Exercise aim ▸
Nothing outside the range from the line with "Clone this chart in matplotlib." to the line with "a_black_yhi = [92, 72.6, 23.3, 14.4]" belongs in the copy, and no pictures do either; repeat that range exactly.

Records for this task ▸

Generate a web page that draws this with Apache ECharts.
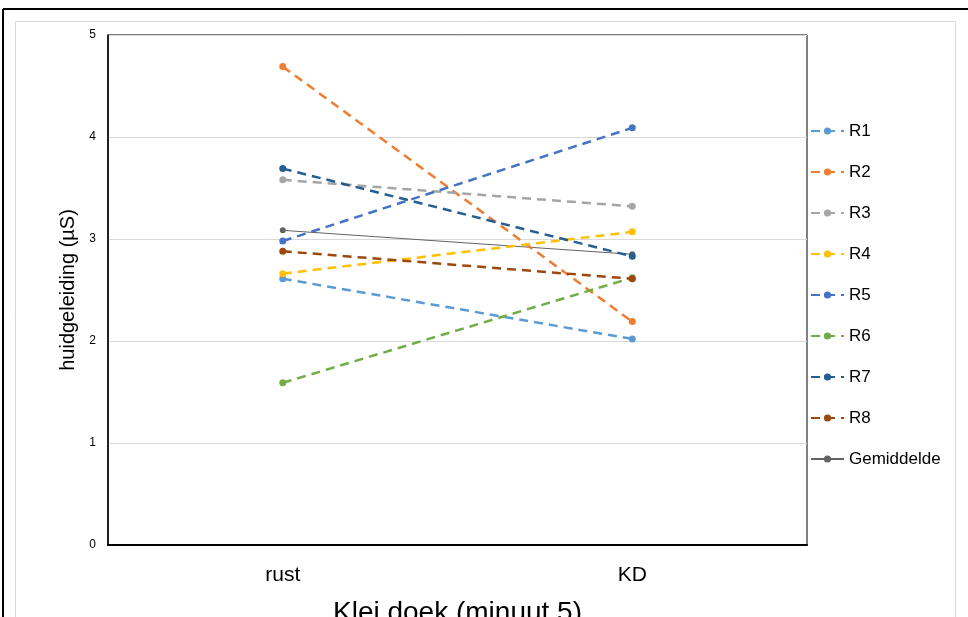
<!DOCTYPE html>
<html>
<head>
<meta charset="utf-8">
<script src="https://cdn.jsdelivr.net/npm/echarts@6/dist/echarts.min.js"></script>
<style>
  html, body { margin: 0; padding: 0; background: #fff; }
  #chart { width: 968px; height: 617px; }
</style>
</head>
<body>
<div id="chart"></div>
<script>
// Huidgeleiding per respondent: rust vs. klei doek (minuut 5)
const categories = ['rust', 'KD'];
const seriesNames = ['R1', 'R2', 'R3', 'R4', 'R5', 'R6', 'R7', 'R8', 'Gemiddelde'];
const R1 = [2.61, 2.02];
const R2 = [4.69, 2.19];
const R3 = [3.58, 3.32];
const R4 = [2.66, 3.07];
const R5 = [2.98, 4.09];
const R6 = [1.59, 2.62];
const R7 = [3.69, 2.83];
const R8 = [2.88, 2.61];
const Gemiddelde = [3.085, 2.85];
const yTicks = [0, 1, 2, 3, 4, 5];

const values = [R1, R2, R3, R4, R5, R6, R7, R8, Gemiddelde];
const colors = ['#5B9BD5', '#ED7D31', '#A5A5A5', '#FFC000', '#4472C4', '#70AD47', '#255E91', '#9E480E', '#636363'];

const FONT = '"Liberation Sans", Arial, sans-serif';

const series = seriesNames.map((name, i) => {
  const isMean = name === 'Gemiddelde';
  return {
    name: name,
    type: 'line',
    data: values[i],
    symbol: 'circle',
    symbolSize: isMean ? 6 : 7,
    z: isMean ? 1 : 2,
    itemStyle: { color: colors[i] },
    lineStyle: {
      color: colors[i],
      width: isMean ? 1 : 2.5,
      type: isMean ? 'solid' : [9, 6]
    }
  };
});

const chart = echarts.init(document.getElementById('chart'), null, { renderer: 'canvas' });
chart.setOption({
  animation: false,
  backgroundColor: '#ffffff',
  textStyle: { fontFamily: FONT },
  graphic: [
    // outer frame
    { type: 'line', shape: { x1: 3, y1: 9, x2: 968, y2: 9 }, style: { stroke: '#000', lineWidth: 2 } },
    { type: 'line', shape: { x1: 3, y1: 9, x2: 3, y2: 617 }, style: { stroke: '#000', lineWidth: 2 } },
    // chart area border
    { type: 'rect', shape: { x: 15.5, y: 21.5, width: 940, height: 620 }, style: { fill: 'none', stroke: '#d9d9d9', lineWidth: 1 } }
  ],
  grid: {
    left: 108, top: 35, right: 161, bottom: 72,
    outerBoundsMode: 'none',
    containLabel: false,
    show: true, borderColor: '#000', borderWidth: 1, backgroundColor: 'transparent'
  },
  legend: {
    orient: 'vertical',
    left: 810,
    top: 121,
    padding: 0,
    itemGap: 21,
    itemWidth: 33,
    itemHeight: 9,
    textStyle: { fontFamily: FONT, fontSize: 17, color: '#000', lineHeight: 20 },
    data: seriesNames
  },
  xAxis: {
    type: 'category',
    data: categories,
    boundaryGap: true,
    name: 'Klei doek (minuut 5)',
    nameLocation: 'middle',
    nameGap: 54,
    nameTextStyle: { fontFamily: FONT, fontSize: 28, color: '#000' },
    axisLine: { lineStyle: { color: '#000', width: 2 } },
    axisTick: { show: false },
    axisLabel: { margin: 20, fontSize: 21, color: '#000', fontFamily: FONT }
  },
  yAxis: {
    type: 'value',
    min: yTicks[0],
    max: yTicks[yTicks.length - 1],
    interval: 1,
    name: 'huidgeleiding (µS)',
    nameLocation: 'middle',
    nameGap: 22,
    nameTextStyle: { fontFamily: FONT, fontSize: 20, color: '#000' },
    axisLine: { show: true, lineStyle: { color: '#000', width: 1.5 } },
    axisTick: { show: false },
    axisLabel: { margin: 12, fontSize: 12, color: '#000', fontFamily: FONT },
    splitLine: { lineStyle: { color: '#d9d9d9', width: 1 } }
  },
  series: series
});
</script>
</body>
</html>
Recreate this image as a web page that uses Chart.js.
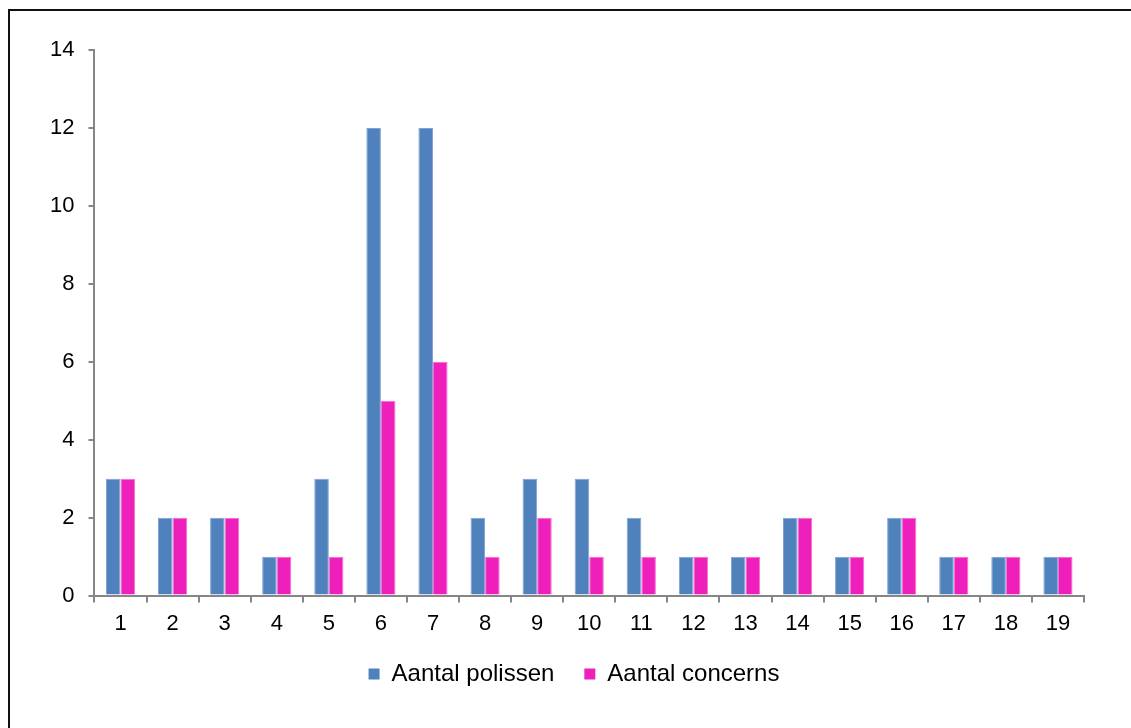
<!DOCTYPE html>
<html lang="nl">
<head>
    <meta charset="UTF-8">
    <title>Aantal polissen / concerns</title>
    <style>
        html, body {
            margin: 0;
            padding: 0;
            background: #fff;
        }
        .wrap {
            position: relative;
            width: 1131px;
            height: 728px;
            overflow: hidden;
        }
        .frame {
            position: absolute;
            left: 8px;
            top: 9px;
            width: 1140px;
            height: 740px;
            border-top: 2px solid #111;
            border-left: 2px solid #111;
        }
        #chart {
            position: absolute;
            left: 0;
            top: 0;
        }
    </style>
</head>
<body>
    <div class="wrap">
        <div class="frame"></div>
        <canvas id="chart" width="1131" height="728"></canvas>
    </div>
<script src="https://cdn.jsdelivr.net/npm/chart.js"></script>
<script>
    const labels = ['1','2','3','4','5','6','7','8','9','10','11','12','13','14','15','16','17','18','19'];
    const polissen = [3, 2, 2, 1, 3, 12, 12, 2, 3, 3, 2, 1, 1, 2, 1, 2, 1, 1, 1];
    const concerns = [3, 2, 2, 1, 1, 5, 6, 1, 2, 1, 1, 1, 1, 2, 1, 2, 1, 1, 1];

    const axisColor = '#868686';
    const font = "'Liberation Sans', Arial, sans-serif";

    // legend sits a bit right of the canvas centre in the original
    const shiftLegend = {
        id: 'shiftLegend',
        afterLayout(chart) {
            chart.legend.left += 14;
            chart.legend.right += 14;
        }
    };

    new Chart(document.getElementById('chart'), {
        type: 'bar',
        data: {
            labels: labels,
            datasets: [{
                label: 'Aantal polissen',
                data: polissen,
                backgroundColor: '#4F81BD',
                borderColor: '#7FA3D3',
                borderWidth: 1
            }, {
                label: 'Aantal concerns',
                data: concerns,
                backgroundColor: '#EE1FBB',
                borderColor: '#F46FD4',
                borderWidth: 1
            }]
        },
        options: {
            responsive: false,
            animation: false,
            layout: {
                padding: { left: 36, right: 47, top: 50, bottom: 32 }
            },
            datasets: {
                bar: {
                    categoryPercentage: 0.56,
                    barPercentage: 1.0
                }
            },
            scales: {
                x: {
                    offset: true,
                    afterFit: (scale) => { scale.height -= 13; },
                    grid: {
                        offset: true,
                        drawOnChartArea: false,
                        color: axisColor,
                        tickLength: 7,
                        lineWidth: 2
                    },
                    border: { color: axisColor, width: 2 },
                    ticks: {
                        color: '#000',
                        font: { family: font, size: 22 },
                        padding: 8
                    }
                },
                y: {
                    min: 0,
                    max: 14,
                    grid: {
                        drawOnChartArea: false,
                        color: axisColor,
                        tickLength: 6,
                        lineWidth: 2
                    },
                    border: { color: axisColor, width: 2 },
                    ticks: {
                        stepSize: 2,
                        color: '#000',
                        font: { family: font, size: 22 },
                        padding: 14
                    }
                }
            },
            plugins: {
                tooltip: { enabled: false },
                legend: {
                    position: 'bottom',
                    labels: {
                        color: '#000',
                        font: { family: font, size: 24 },
                        boxWidth: 11,
                        boxHeight: 11,
                        padding: 30,
                        generateLabels: (chart) => chart.data.datasets.map((ds, i) => ({
                            text: ds.label,
                            fillStyle: ds.backgroundColor,
                            strokeStyle: ds.backgroundColor,
                            lineWidth: 0,
                            datasetIndex: i,
                            fontColor: '#000'
                        }))
                    }
                }
            }
        },
        plugins: [shiftLegend]
    });
</script>
</body>
</html>
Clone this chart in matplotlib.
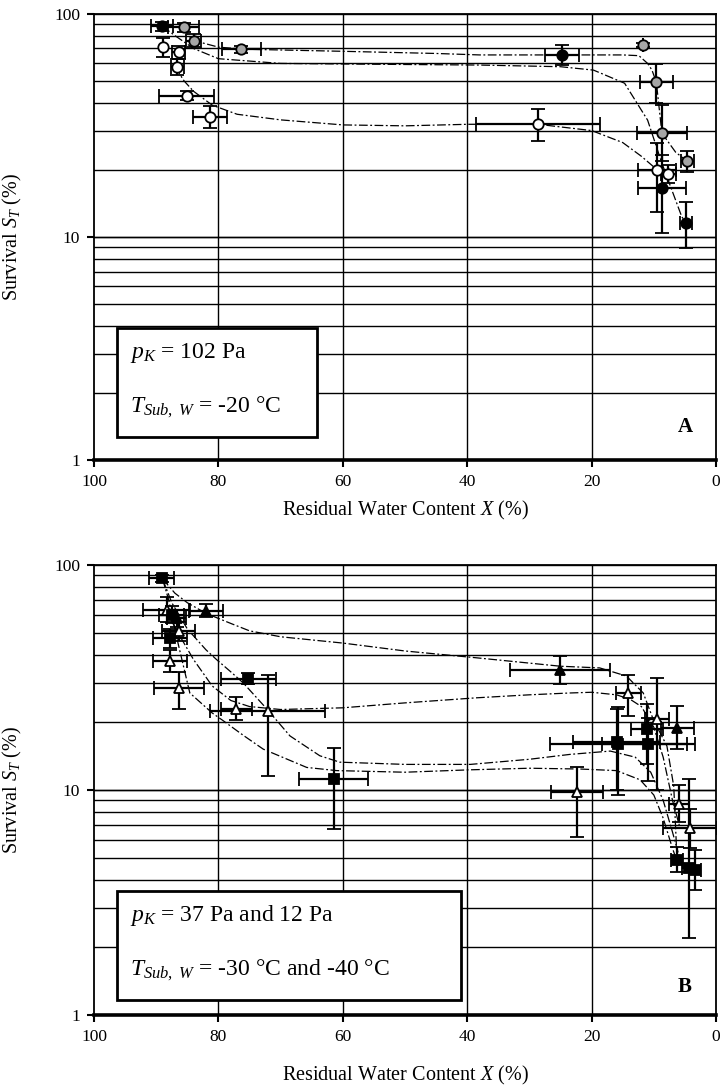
import numpy as np
import matplotlib
matplotlib.use("Agg")
from matplotlib import pyplot as plt
from matplotlib.patches import Rectangle

plt.rcParams['font.family'] = ['Liberation Serif', 'DejaVu Serif']
plt.rcParams['mathtext.fontset'] = 'custom'
plt.rcParams['mathtext.rm'] = 'Liberation Serif'
plt.rcParams['mathtext.it'] = 'Liberation Serif:italic'
plt.rcParams['mathtext.bf'] = 'Liberation Serif:bold'

# ---- panel A : pK = 102 Pa ----
a_black_x = [89.1, 24.8, 8.7, 4.8]
a_black_y = [88, 65.5, 16.5, 11.6]
a_black_xerr = [1.8, 2.7, 3.8, 1.0]
a_black_ylo = [84, 58.8, 10.4, 8.9]
a_black_yhi = [92, 72.6, 23.3, 14.4]

a_grey_x = [85.6, 84.0, 76.3, 11.7, 9.6, 8.7, 4.6]
a_grey_y = [87, 76, 69.5, 72.6, 49.4, 29.2, 21.8]
a_grey_xerr = [2.5, 1.2, 3.2, 0, 2.7, 4.0, 1.0]
a_grey_ylo = [83, 71, 67, 71, 40, 22, 19.5]
a_grey_yhi = [91, 81, 72, 74, 59.6, 39, 24.2]

a_white_x = [88.9, 86.4, 86.6, 85.1, 81.4, 28.6, 9.5, 7.7]
a_white_y = [71.3, 67.8, 58, 42.9, 34.4, 32.1, 20, 19.2]
a_white_xerr = [0, 1.0, 1.0, 4.4, 2.7, 10, 3.0, 1.2]
a_white_ylo = [64, 63, 53, 41, 30.8, 26.8, 13, 17.5]
a_white_yhi = [78, 72, 63, 45, 38.5, 37.5, 26.4, 21]

# trend curves
a_fit1_x = [86, 84, 80, 76, 60, 45, 38, 25, 15, 12.4, 11, 10.3, 9.6, 8.7, 6.5, 4.6]
a_fit1_y = [86, 76, 71, 69.5, 68, 66.5, 65.5, 65.5, 65.5, 65, 60, 56, 49.4, 29.2, 24, 21.8]
a_fit2_x = [89, 87, 84, 80, 70, 55, 38, 25, 19.7, 14.7, 11, 8.7, 5.5, 4.8]
a_fit2_y = [88, 80, 70, 63, 60, 59.5, 59, 58, 56, 48.9, 33.4, 21.4, 12.3, 11.6]
a_fit3_x = [87, 85.5, 84, 81, 77, 70, 60, 50, 40, 29, 20, 15, 12, 10, 8.5]
a_fit3_y = [58, 50, 45, 39, 35.5, 33.5, 31.8, 31.5, 32, 32.1, 30, 26.5, 23, 20.6, 19]

# ---- panel B : pK = 37 Pa and 12 Pa ----
b_sq_x = [89.1, 87.5, 87.8, 75.2, 61.5, 15.7, 16.0, 11.1, 10.9, 6.3, 4.4, 3.4]
b_sq_y = [87.3, 60, 47.4, 31.2, 11.2, 16, 16.3, 18.6, 16, 4.9, 4.5, 4.4]
b_sq_xerr = [2, 2, 2.7, 4.4, 5.5, 11, 7, 2.5, 7.5, 1, 1, 1]
b_sq_ylo = [84, 55, 43, 29.5, 6.7, 9.5, 10, 13, 11, 4.3, 2.2, 3.6]
b_sq_yhi = [90, 66, 52, 33, 15.3, 23.5, 23, 24, 21, 5.6, 11.2, 5.4]

b_tri_x = [86.7, 82.0, 25.1, 6.2]
b_tri_y = [58, 62.8, 34.3, 18.8]
b_tri_xerr = [1.5, 2.8, 8.1, 2.7]
b_tri_ylo = [53, 59, 29.7, 15.2]
b_tri_yhi = [63, 67, 39.5, 23.6]

b_open_x = [88.3, 86.4, 87.8, 86.4, 77.1, 72.1, 22.4, 14.1, 9.5, 5.9, 4.2]
b_open_y = [63, 50.7, 37.3, 28.5, 23, 22.4, 9.8, 27, 20.6, 8.7, 6.8]
b_open_xerr = [3.8, 2.7, 2.8, 4.0, 2.5, 9.2, 4.2, 2.0, 2.0, 1.6, 4.4]
b_open_ylo = [56, 46, 33.3, 22.9, 20.5, 11.5, 6.2, 21.3, 10, 7.2, 5.5]
b_open_yhi = [72, 56, 42, 33.3, 26, 32.6, 12.7, 32.6, 31.5, 10.5, 8.2]

b_fit1_x = [89, 87, 85, 82, 78, 75, 70, 60, 50, 38.5, 25, 18.7, 14.4, 11.7, 10.1, 7.9, 6.8, 6.3]
b_fit1_y = [87, 75, 68, 61, 55, 51, 48, 45, 41.5, 38.7, 35.5, 34.9, 32.1, 27, 20.6, 15.7, 10.4, 5.1]
b_fit2_x = [88.5, 86.5, 84, 81, 78, 75, 70, 60, 50, 38.5, 30, 23.5, 20, 16, 13.8, 12, 10, 8.5, 7, 5.8]
b_fit2_y = [63, 50, 38, 29, 25, 23.5, 22.8, 23.2, 24.4, 25.7, 26.5, 27, 27.2, 26.5, 25.3, 23.5, 19, 14, 9, 6.8]
b_fit3_x = [89, 87.5, 85, 82, 80.3, 78, 76, 72.2, 68.5, 63.7, 60.5, 50, 39.5, 30, 23.5, 17, 13, 10.5, 8.5, 7, 5.5]
b_fit3_y = [87, 68, 52, 42, 38, 33.5, 29.9, 22.9, 17.4, 14.2, 13.3, 13.0, 13.0, 13.7, 14.4, 14.9, 14.0, 12, 9, 6.5, 4.6]
b_fit4_x = [89, 88, 86.5, 84.6, 81, 79.2, 76, 72.8, 65.8, 61, 50, 39.5, 30, 21.9, 16, 12.2, 10, 8.5, 7, 6]
b_fit4_y = [87, 70, 45, 27, 22, 20.3, 17.5, 15.2, 12.6, 12.2, 12.0, 12.3, 12.5, 12.4, 12.2, 11.1, 9.5, 7.5, 5.5, 4.6]

x_ticks = [100, 80, 60, 40, 20, 0]

fig = plt.figure(figsize=(7.2, 10.9), dpi=100)
axA = fig.add_axes([0.1306, 0.578, 0.8639, 0.4092])
axB = fig.add_axes([0.1306, 0.0688, 0.8639, 0.4128])


def pts(x, y, xerr, ylo, yhi, marker, face, ax):
	y = np.array(y)
	yerr = [y - np.array(ylo), np.array(yhi) - y]
	ax.errorbar(x, y, xerr=xerr, yerr=yerr, fmt=marker, ms=7.5, mfc=face, mec='black',
				mew=1.3, ecolor='black', elinewidth=1.6, capsize=5, capthick=1.6, zorder=4)


def setup(ax, boxtxt, boxw, letter, xlab_y):
	ax.set_yscale('log')
	ax.set_xlim(100, 0)
	ax.set_ylim(1, 100)
	ax.set_xticks(x_ticks)
	ax.set_xticklabels([str(v) for v in x_ticks])
	ax.set_yticks([1, 10, 100])
	ax.set_yticklabels(['1', '10', '100'])
	ax.yaxis.set_minor_formatter(plt.NullFormatter())
	ax.tick_params(which='minor', length=0)
	ax.tick_params(which='major', direction='out', length=5, width=1.5, labelsize=12.5, pad=5)
	for d in [1, 10]:
		for m in range(1, 11):
			ax.axhline(d * m, color='black', lw=1.0, zorder=1)
	for v in [80, 60, 40, 20]:
		ax.axvline(v, color='black', lw=1.0, zorder=1)
	for s in ax.spines.values():
		s.set_linewidth(1.3)
	ax.spines['bottom'].set_linewidth(2.6)
	ax.set_xlabel(r'Residual Water Content $X$ (%)', fontsize=14.5)
	ax.xaxis.set_label_coords(0.5, xlab_y)
	ax.set_ylabel(r'Survival $S_T$ (%)', fontsize=14.5)
	ax.yaxis.set_label_coords(-0.112, 0.5)
	ax.add_patch(Rectangle((boxtxt[0][0], boxtxt[0][1]), boxw[0], boxw[1], transform=ax.transAxes,
						   facecolor='white', edgecolor='black', lw=2, zorder=6))
	for (tx, ty, s) in boxtxt[1:]:
		ax.text(tx, ty, s, transform=ax.transAxes, fontsize=17, va='center', ha='left', zorder=7)
	ax.text(0.95, letter[1], letter[0], transform=ax.transAxes, fontsize=15, fontweight='bold',
			ha='center', va='center', zorder=7)


ls = (0, (7, 2, 1.5, 2))
for fx, fy in [(a_fit1_x, a_fit1_y), (a_fit2_x, a_fit2_y), (a_fit3_x, a_fit3_y)]:
	axA.plot(fx, fy, color='black', lw=0.9, ls=ls, zorder=3)
pts(a_white_x, a_white_y, a_white_xerr, a_white_ylo, a_white_yhi, 'o', 'white', axA)
pts(a_grey_x, a_grey_y, a_grey_xerr, a_grey_ylo, a_grey_yhi, 'o', '#a6a6a6', axA)
pts(a_black_x, a_black_y, a_black_xerr, a_black_ylo, a_black_yhi, 'o', 'black', axA)
setup(axA, [(0.037, 0.052), (0.058, 0.24, r'$p_K$ = 102 Pa'), (0.058, 0.117, r'$T_{Sub,\ W}$ = -20 °C')],
	  (0.322, 0.244), ('A', 0.074), -0.088)

for fx, fy in [(b_fit1_x, b_fit1_y), (b_fit2_x, b_fit2_y), (b_fit3_x, b_fit3_y), (b_fit4_x, b_fit4_y)]:
	axB.plot(fx, fy, color='black', lw=0.9, ls=ls, zorder=3)
pts(b_open_x, b_open_y, b_open_xerr, b_open_ylo, b_open_yhi, '^', 'white', axB)
pts(b_sq_x, b_sq_y, b_sq_xerr, b_sq_ylo, b_sq_yhi, 's', 'black', axB)
pts(b_tri_x, b_tri_y, b_tri_xerr, b_tri_ylo, b_tri_yhi, '^', 'black', axB)
setup(axB, [(0.037, 0.033), (0.058, 0.222, r'$p_K$ = 37 Pa and 12 Pa'),
			(0.058, 0.1, r'$T_{Sub,\ W}$ = -30 °C and -40 °C')],
	  (0.553, 0.243), ('B', 0.062), -0.108)

plt.savefig("out.png", dpi=100)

Result ▸
Clone this chart in matplotlib.
import numpy as np
import matplotlib
matplotlib.use("Agg")
from matplotlib import pyplot as plt
from matplotlib.patches import Rectangle

plt.rcParams['font.family'] = ['Liberation Serif', 'DejaVu Serif']
plt.rcParams['mathtext.fontset'] = 'custom'
plt.rcParams['mathtext.rm'] = 'Liberation Serif'
plt.rcParams['mathtext.it'] = 'Liberation Serif:italic'
plt.rcParams['mathtext.bf'] = 'Liberation Serif:bold'

# ---- panel A : pK = 102 Pa ----
a_black_x = [89.1, 24.8, 8.7, 4.8]
a_black_y = [88, 65.5, 16.5, 11.6]
a_black_xerr = [1.8, 2.7, 3.8, 1.0]
a_black_ylo = [84, 58.8, 10.4, 8.9]
a_black_yhi = [92, 72.6, 23.3, 14.4]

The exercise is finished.